Bahour cited his own bitter experiences two years ago when he tried to bring to Ramallah an Israeli group, Zochrot, that supports the right of return to Israel of Palestinian refugees expelled in the 1948 war, as well as their descendants. The right of return is possibly the biggest taboo in Israeli society.

The meeting, which was to have discussed strategies for effecting a return of the refugees, had to be cancelled after young Palestinian activists mounted a Facebook campaign threatening to disrupt the meeting.

In one post, an opponent called the meeting an “act of immoral normalisation”. Another protested at the Palestinians’ continuing dispossession by Israel: “When they drop their ‘Israeli citizenship’, I can look [at] them as partners, but since they [are] still living in my grandfather’s house in Akka, Yaffa, Safad, they [are] occupiers.”

“Such reactions show no understanding of the need to create political alliances and to break down barriers if we want to make progress on finding a solution to the conflict,” said Bahour.

“Israelis are no longer seen as an address.
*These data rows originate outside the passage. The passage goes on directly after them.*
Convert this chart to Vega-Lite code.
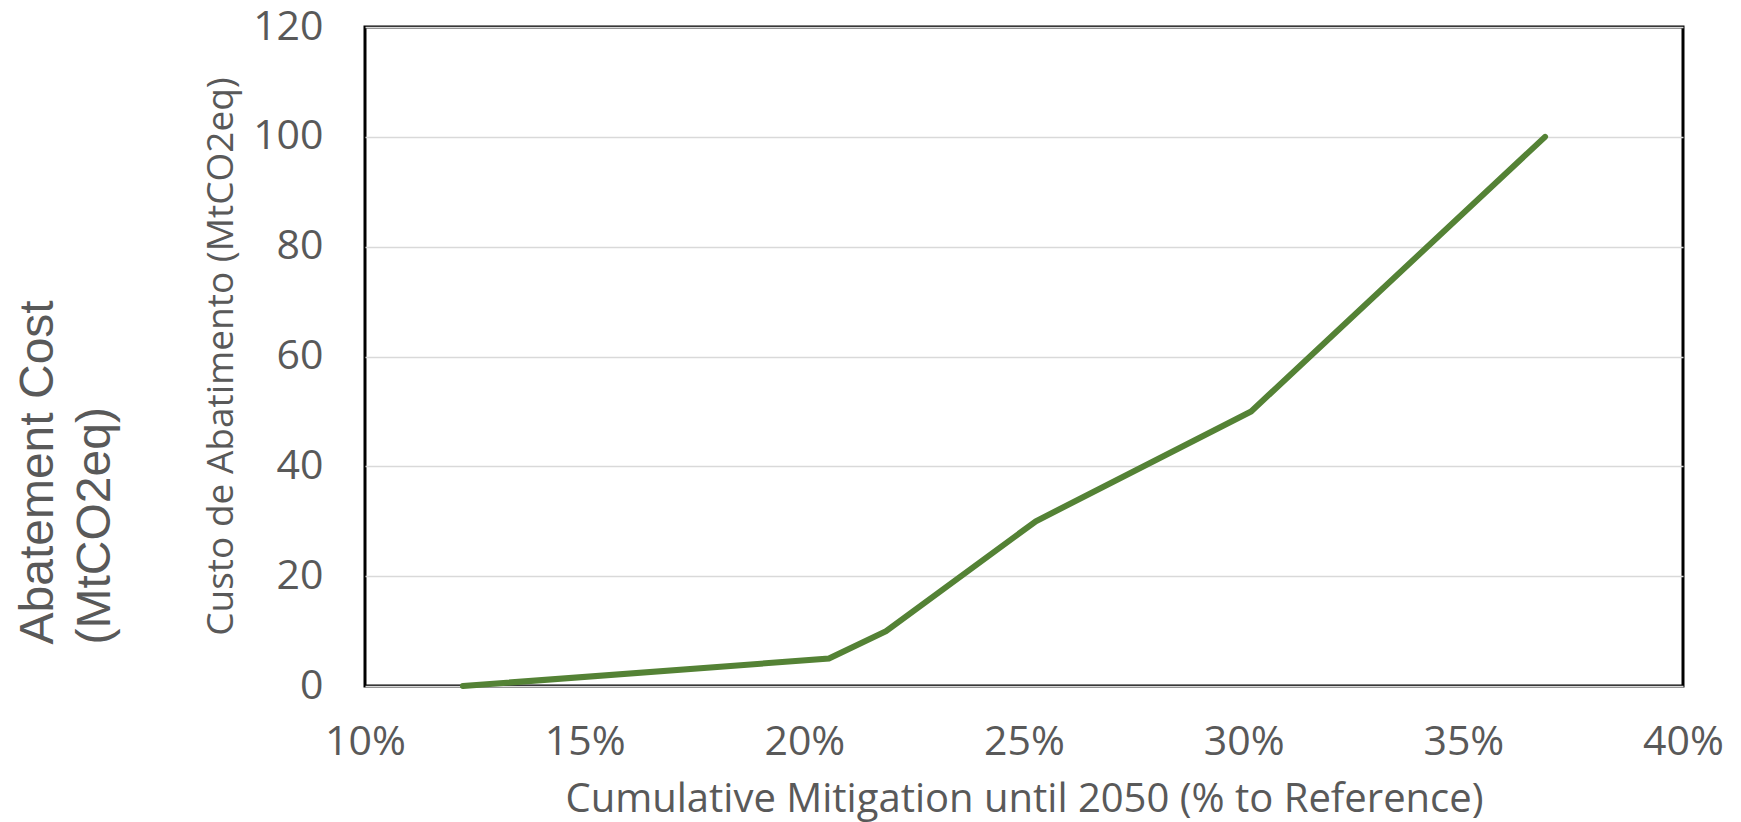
{
  "$schema": "https://vega.github.io/schema/vega-lite/v6.json",
  "autosize": {"type": "none"},
  "width": 1318,
  "height": 659,
  "padding": {"left": 365, "top": 27, "right": 58, "bottom": 136},
  "background": "white",
  "config": {
    "view": {"stroke": "black", "strokeWidth": 3},
    "font": "Open Sans"
  },
  "data": {
    "values": [
      {"mitigation": 0.1223, "cost": 0},
      {"mitigation": 0.2056, "cost": 5},
      {"mitigation": 0.2186, "cost": 10},
      {"mitigation": 0.2527, "cost": 30},
      {"mitigation": 0.3017, "cost": 50},
      {"mitigation": 0.3686, "cost": 100}
    ]
  },
  "layer": [
    {
      "mark": {"type": "line", "color": "#548235", "strokeWidth": 6, "strokeCap": "round", "strokeJoin": "miter"},
      "encoding": {
        "x": {
          "field": "mitigation", "type": "quantitative",
          "scale": {"domain": [0.1, 0.4], "nice": false, "zero": false},
          "axis": {
            "values": [0.1, 0.15, 0.2, 0.25, 0.3, 0.35, 0.4],
            "format": ".0%",
            "grid": false, "domain": false, "ticks": false,
            "labelFont": "Open Sans", "labelFontSize": 41, "labelColor": "#595959",
            "labelBaseline": "alphabetic", "labelPadding": 68,
            "labelFlush": false, "labelOverlap": false,
            "title": "Cumulative Mitigation until 2050 (% to Reference)",
            "titleFont": "Open Sans", "titleFontSize": 40, "titleFontWeight": "normal",
            "titleColor": "#595959", "titleBaseline": "alphabetic", "titleY": 125
          }
        },
        "y": {
          "field": "cost", "type": "quantitative",
          "scale": {"domain": [0, 120], "nice": false},
          "axis": {
            "orient": "left",
            "values": [0, 20, 40, 60, 80, 100, 120],
            "grid": true, "gridColor": "#d9d9d9", "gridWidth": 1.5,
            "domain": false, "ticks": false,
            "labelFont": "Open Sans", "labelFontSize": 41, "labelColor": "#595959",
            "labelPadding": 42, "labelFlush": false, "labelOverlap": false,
            "title": "Custo de Abatimento (MtCO2eq)",
            "titleFont": "Open Sans", "titleFontSize": 37, "titleFontWeight": "normal",
            "titleColor": "#595959", "titleAngle": -90, "titleBaseline": "alphabetic",
            "titleAlign": "center", "titleX": -133, "titleY": 329
          }
        }
      }
    },
    {
      "mark": {"type": "line", "opacity": 0},
      "encoding": {
        "x": {"field": "mitigation", "type": "quantitative"},
        "y": {
          "field": "cost", "type": "quantitative",
          "axis": {
            "orient": "left",
            "labels": false, "grid": false, "domain": false, "ticks": false,
            "title": ["Abatement Cost", "(MtCO2eq)"],
            "titleFont": "Liberation Sans", "titleFontSize": 48, "titleFontWeight": "normal",
            "titleColor": "#595959", "titleAngle": -90, "titleBaseline": "alphabetic",
            "titleAlign": "left", "titleX": -313, "titleY": 617, "titleLineHeight": 57
          }
        }
      }
    }
  ],
  "resolve": {"axis": {"y": "independent"}}
}
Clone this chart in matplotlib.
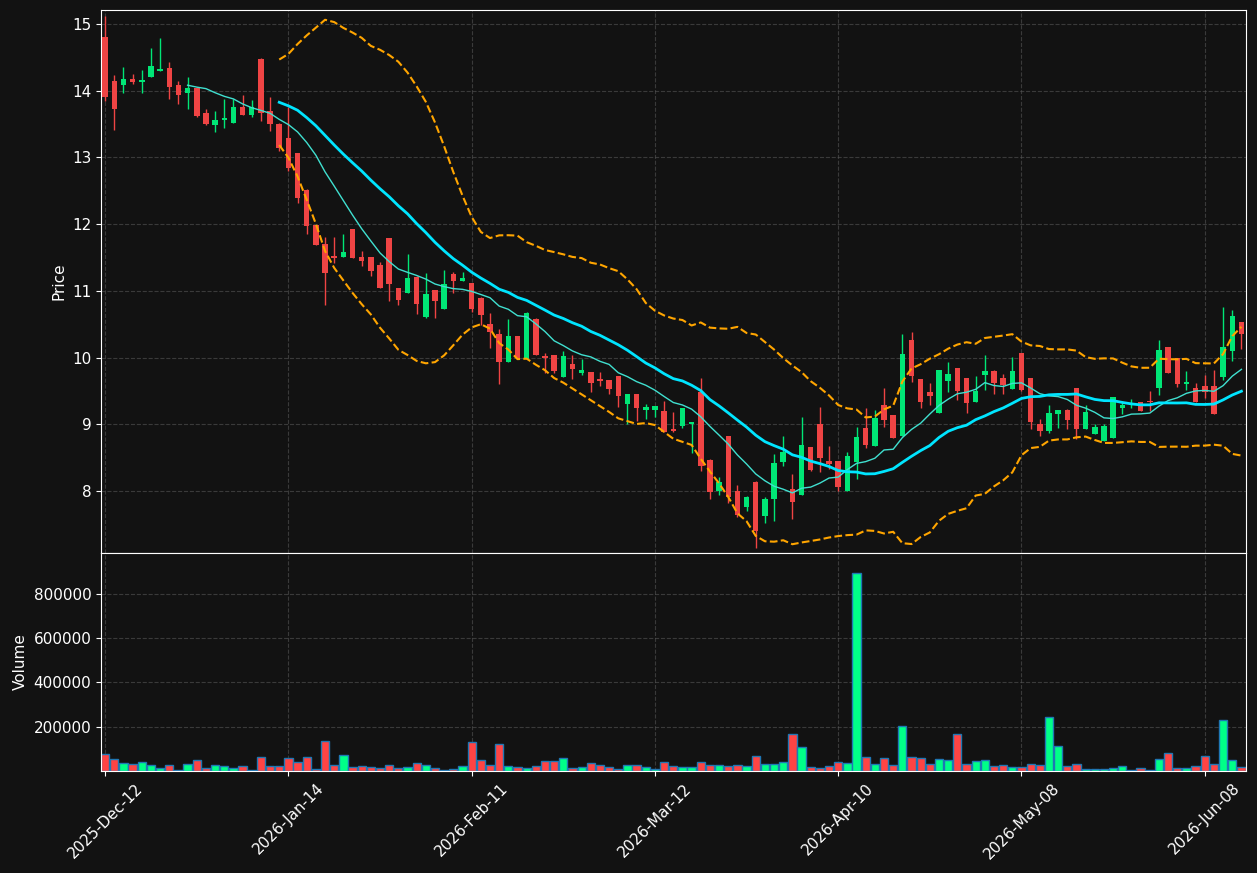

The view in the PA is that we can leapfrog over Israel to talk to Washington, while the activists behave as though we can leapfrog over Israelis to get help from solidarity groups in Europe.”

Big picture forgotten
Bahour blamed the lack of effective political leadership for encouraging sloganeering rather than organised and coherent action from Palestinian activists.

“The PA is talking about getting statehood at the UN but there is no debate about how we envision relations with Israelis post-occupation.”

Halper concurred. “It’s like Palestinians have given up on the occupation ever ending. No one talks about where Israelis fit in, no one is sure of the policy. That’s why Amira Hass gets caught up in this incident at Bir Zeit.”

Sami Kilani, a professor at An-Najah university in Nablus who signed the petition in support of Hass, said that, in expelling her, Bir Zeit had “forgotten the bigger picture”.

“It’s a self-defeating approach,” he told Middle East Eye. “An-Najah invites Israelis to come to meetings and conferences so that we can hear and learn from each other. But given Israel’s military restrictions, they usually either can’t or won’t come.”

Bahour and Kilani are among those hoping that Hass’ exclusion will force a more critical re-appraisal of popular notions of anti-normalisation.

Bahour said Bir Zeit’s policy was inconsistent with the more precise guidelines introduced since 2005 by the Palestinian movement calling for boycott, divestment and sanctions (BDS) against Israel, modelled on a similar campaign against apartheid South Africa.

Precarious situation
Barghouti, one of the founders of the BDS movement, said the guidelines for boycott did not apply to individuals, only to institutions and projects that failed to follow the principle of what he called “co-resistance”.

BDS’ three official goals are: an end to the occupation, a right of return for Palestinian refugees, and equal rights for Palestinian citizens in Israel.

Barghouti added that the Palestinian Campaign for the Academic and Cultural Boycott of Israel (PACBI) had never requested that Palestinian universities endorse BDS, aware of their precarious situation under occupation.

Some commentators, however, have suggested that the action against Hass was in accordance with BDS.

They have observed that Hass was expelled from the meeting after she had registered herself as a representative of the Haaretz newspaper, an institution that would be covered by the call for boycott.

Hass noted in her report that she had been on the campus many times before without incident. But she also pointed out that she had been personally barred from attending an Arabic course at the university in 1998.